Sunday, August 08, 2004

Vets for Bush 

An interesting but not unexpected result from the latest Rasmussen poll:
"[M]ilitary veterans prefer George W. Bush over John Kerry by a 58% to 35% margin. Those with no military service favor Kerry by ten percentage points, 51% to 41%."
It's quite simple really: the Democrats have a considerable credibility gap on security and defense issues vis-a-vis the Republicans. The gap is very difficult - if not impossible - to fill within the space of a single election campaign, so instead of concentrating on substance (the past record, credible plan, sincere intentions), the Democrats go for the symbolic and emotive ("John Kerry served his country in Vietnam") in a smoke and mirror exercise to make their party look like it's serious about national security for the first time since JFK's days.

The Dem beltway strategists might think to themselves: our man is a Viet vet; that will finally get those rednecks and bumpkins voting for us. The problem for the Democrats is that people can see right through it. Symbolism is not a substitute for substance, especially - as veterans in particular woud know - when you're under fire.

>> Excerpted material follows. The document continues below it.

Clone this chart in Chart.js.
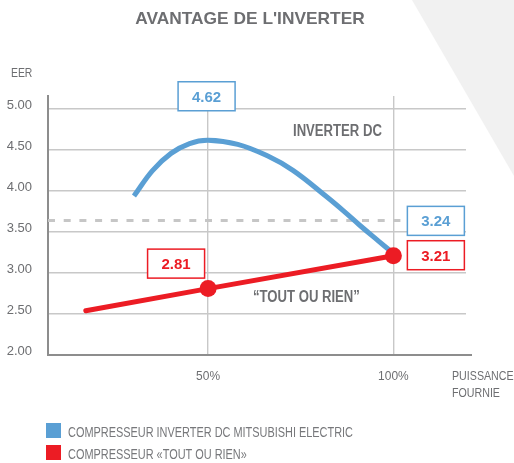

There's been some consternation about the other result of this Rasmussen poll:
"The potential grassroots impact of the war issue is highlighted by the fact that 48% of Americans say they know someone who is currently serving in Iraq or Afghanistan. Among these voters, Bush currently has a ten-point advantage in the poll. Fifty-four percent (54%) of veterans know someone serving in these war zones.

"When it comes to perceptions of the situation in Afghanistan and Iraq, it is likely that information from family and friends has a bigger impact than news coverage."
As Powerline notes, "I figure there are around 200 million Americans of voting age; 48% of that total is 96 million. I think there are somewhere around 180,000 troops currently in Iraq or Afghanistan. If those assumptions are right--I think they're at least in the ballpark--then each soldier stationed in Iraq or Afghanistan is claimed as a friend or family member by an average of 533 people, which seems like an awfully high number."

I'm not necessarily surprised that 54% of veterans know somebody who's currently serving in Iraq or Afghanistan; veterans themselves can correct me on this point, but I would venture a guess that veterans are not only more likely than average to have somebody else in their family serving in the military, but they are also more likely to associate with others who do.

The result for the "civilian" section of the American population (48%) is certainly very high, as Powerline suggests. It might be a statistical aberration. It might be a wishful thinking (like all those people who remember voting for JFK but only after his death). Then again, only around 900 Australian military personnel out of the voting population of about 10 million serve in Iraq, and as unlikely as it would seem, I know one of them. Not very well, but it wouldn't in the end surprise me that each one of us, including our soldiers, living today in the US or Australia, or elsewhere in the West, is known, however vaguely, by 533 other people.